Managing a disaster is a very complex issue in which both the people and the affected region of the particular country are involved. In disasters, the vision of reality entails proper understanding of complexity, uncertainty and instability in the backdrop of nonlinear dynamics. Decision making in case of disasters is a nonlinear thread which has to wind its way through various rhythms and systems that range from ground reality to management operations. The Uttarakhand disaster of 2013 is not a simple straight line extension of a house fire or an automobile accident. It is a mixed web of complexity, nonlinearity, instability and chaos. Maintaining hierarchy in decision making and managing a disaster of such magnitude in public domain has been found to be ineffective in operations. The theory of chaos and the science of complexity can lead to better disaster management options.
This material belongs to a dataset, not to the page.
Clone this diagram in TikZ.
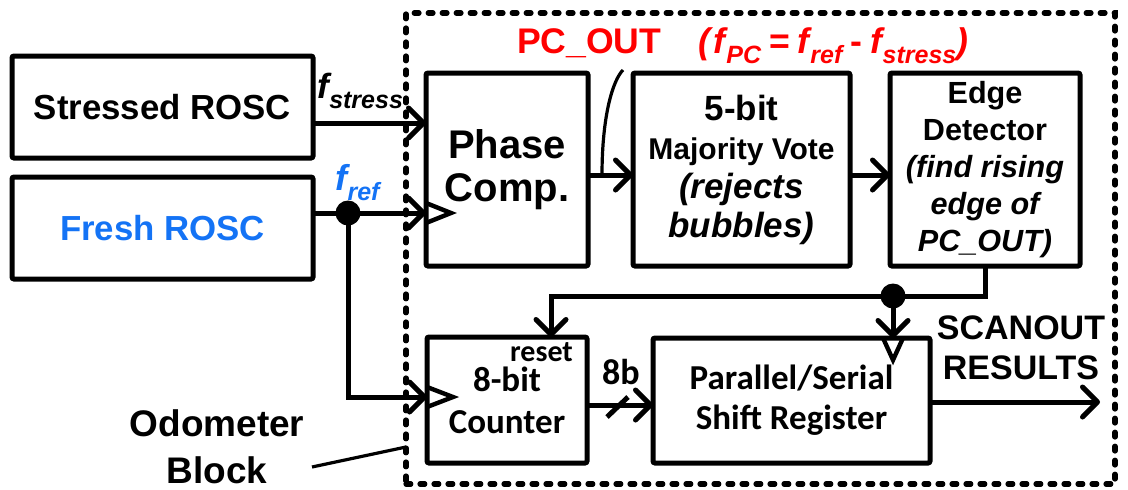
\documentclass[tikz,border=0pt]{standalone}
\usepackage{fontspec}
\setmainfont{Liberation Sans}
\newfontfamily\carlito{Carlito}
\usetikzlibrary{arrows.meta,calc}
\definecolor{sigred}{RGB}{255,0,0}
\definecolor{sigblue}{RGB}{20,115,245}
% frequency symbol: bold italic f with a lowered subscript
\newcommand{\fsub}[1]{{\bfseries\itshape f\kern0.3pt\raisebox{-0.3em}{\fontsize{12.5}{12.5}\selectfont #1}}}
\newcommand{\fsz}[2]{\fontsize{#1}{#2}\selectfont}

\begin{document}
\begin{tikzpicture}[x=0.5pt,y=-0.5pt,
  box/.style={draw,line width=2.5pt,rounded corners=1pt,inner sep=0pt,outer sep=0pt,align=center},
  wire/.style={line width=2.5pt,line join=miter},
  arr/.style={wire,-{Straight Barb[length=7.5pt,width=15pt,round]}},
  clk/.style={line width=2.2pt,line join=miter},
  odo/.style={draw,line width=2.6pt,dash pattern=on 2.4pt off 4.6pt,line cap=round,inner sep=0pt,outer sep=0pt},
  dot/.style={circle,fill,inner sep=0pt,minimum size=12.5pt},
  lbl/.style={inner sep=0pt,outer sep=0pt},
  thin/.style={line width=1.6pt}
]
\useasboundingbox (0,0) rectangle (1128,489);

% the odometer block outline
\node[odo,minimum width=354.5pt,minimum height=235.5pt] (odb) at (760.5,248.5) {};

% oscillators
\node[box,minimum width=150.5pt,minimum height=51pt,font=\bfseries\fsz{17.4}{20}] (sros) at (162.5,107) {Stressed ROSC};
\node[box,minimum width=150.5pt,minimum height=51pt,font=\bfseries\fsz{17.4}{20},text=sigblue] (fros) at (162.5,228) {Fresh ROSC};

% top row
\node[box,minimum width=81pt,minimum height=96.5pt,font=\bfseries\fsz{20}{21.5}] (pc) at (507,169.5) {Phase\\Comp.};
\node[box,minimum width=108.5pt,minimum height=96.5pt,font=\bfseries\fsz{15}{19.5}] (mv) at (741.5,169.5)
  {{\fsz{17.5}{19.5}5-bit}\\Majority Vote\\{\itshape\fsz{17.5}{19.5}(rejects}\\{\itshape\fsz{17.5}{19.5}bubbles)}};
\node[box,minimum width=95pt,minimum height=96.5pt,font=\bfseries\fsz{15.3}{18.5}] (ed) at (985,169.5)
  {Edge\\Detector\\{\itshape(find rising}\\{\itshape edge of}\\{\itshape PC\_OUT)}};

% bottom row
\node[box,minimum width=80pt,minimum height=63pt,font=\carlito\bfseries\fsz{17.5}{21}] (ctr) at (507,400) {8-bit\\Counter};
\node[box,minimum width=138.5pt,minimum height=62.5pt,font=\carlito\bfseries\fsz{17.5}{20}] (sr) at (791.5,400.5) {Parallel/Serial\\Shift Register};

% rows and columns used by the wiring
\coordinate (rowS) at (0,123);
\coordinate (rowR) at (0,213);
\coordinate (rowQ) at (0,175);
\coordinate (rowF) at (0,296);
\coordinate (rowC) at (0,397);
\coordinate (rowK) at (0,405);
\coordinate (rowO) at (0,402);
\coordinate (colR) at (348,0);
\coordinate (colRst) at (551,0);
\coordinate (colD) at (893,0);
\coordinate (outR) at (1100,402);

% signal wires
\draw[arr] (sros.east |- rowS) -- (pc.west |- rowS);
\draw[arr] (fros.east |- rowR) -- (pc.west |- rowR);
\node[dot] (tapR) at (colR |- rowR) {};
\draw[arr] (tapR.center) |- (ctr.west |- rowC);
\draw[arr] (pc.east |- rowQ) -- (mv.west |- rowQ);
\draw[arr] (mv.east |- rowQ) -- (ed.west |- rowQ);
\draw[arr] (ed.south) |- (colRst |- rowF) -- (ctr.north -| colRst);
\node[dot] (tapD) at (colD |- rowF) {};
\draw[arr] (tapD.center) -- (sr.north -| colD);
\draw[arr] (ctr.east |- rowK) -- (sr.west |- rowK);
\draw[arr] (sr.east |- rowO) -- (outR);

% clock input triangles
\draw[clk] ($(pc.west |- rowR)+(0,-10)$) -- ++(25,10) -- ++(-25,10);
\draw[clk] ($(ctr.west |- rowC)+(0,-10)$) -- ++(26,10) -- ++(-26,10);
\draw[clk] ($(sr.north -| colD)+(-10,0)$) -- ++(10,22) -- ++(10,-22);

% 8-bit bus mark
\draw[wire] ($(ctr.east |- rowK)+(20,12)$) -- ++(21,-20);

% PC_OUT tag pointing at the comparator output
\draw[thin] ($(pc.east |- rowQ)+(14,0)$) .. controls +(0,-60) and +(-10,10) .. ++(21,-105);

% labels
\node[lbl,anchor=base west,font=\bfseries\fsz{17.5}{20}] (lS) at (317,98) {\fsub{stress}};
\node[lbl,anchor=base west,font=\bfseries\fsz{18}{20},text=sigblue] (lR) at (335,190) {\fsub{ref}};
\node[lbl,anchor=base west,font=\bfseries\fsz{17.8}{20},text=sigred] (lPC) at (517,53)
  {PC\_OUT\hspace{1.05em}\textit{(}\fsub{PC}\kern4pt=\kern4pt\fsub{ref}\kern4pt-\kern4pt\fsub{stress}\textit{)}};
\node[font=\carlito\bfseries\fsz{15}{15}] (rst) at (541.5,352) {reset};
\node[font=\carlito\bfseries\fsz{18}{18}] (bus) at (621,372) {8b};
\node[align=center,font=\bfseries\fsz{17}{20}] (scan) at (1021,348) {SCANOUT\\RESULTS};
\node[align=center,font=\bfseries\fsz{18.5}{23.5}] (odolbl) at (217,447) {Odometer\\Block};

% pointer from the caption to the block outline
\coordinate (ptrA) at (312,467);
\coordinate (rowP) at (0,447);
\draw[thin] (ptrA) -- (odb.west |- rowP);
\end{tikzpicture}
\end{document}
In fact, chaos theory provides viable framework for management of natural disasters. Chaos theory describes how the human society influences the reality. Indeed, in some degrees, the society relevant for the region creates it. In the Indian Himalayas in Uttarakhand state, during the third week of June 2013, intermittent and unprecedented precipitation covering large area led to flash floods and landslides. They carried away everything resulting in colossal loss of life and property. Incoherencies in management occurred mainly because of lack of understanding of nonlinear dynamics and deterministic chaos in natural phenomena and a fixed approach i.e. ‘mode lock-in’ approach in decision making. In this article, the disaster situation is established to have been initiated due to forces of deterministic chaos. On this basis, some suggestions are formulated where help of the chaos theory may prove congenial to decision making.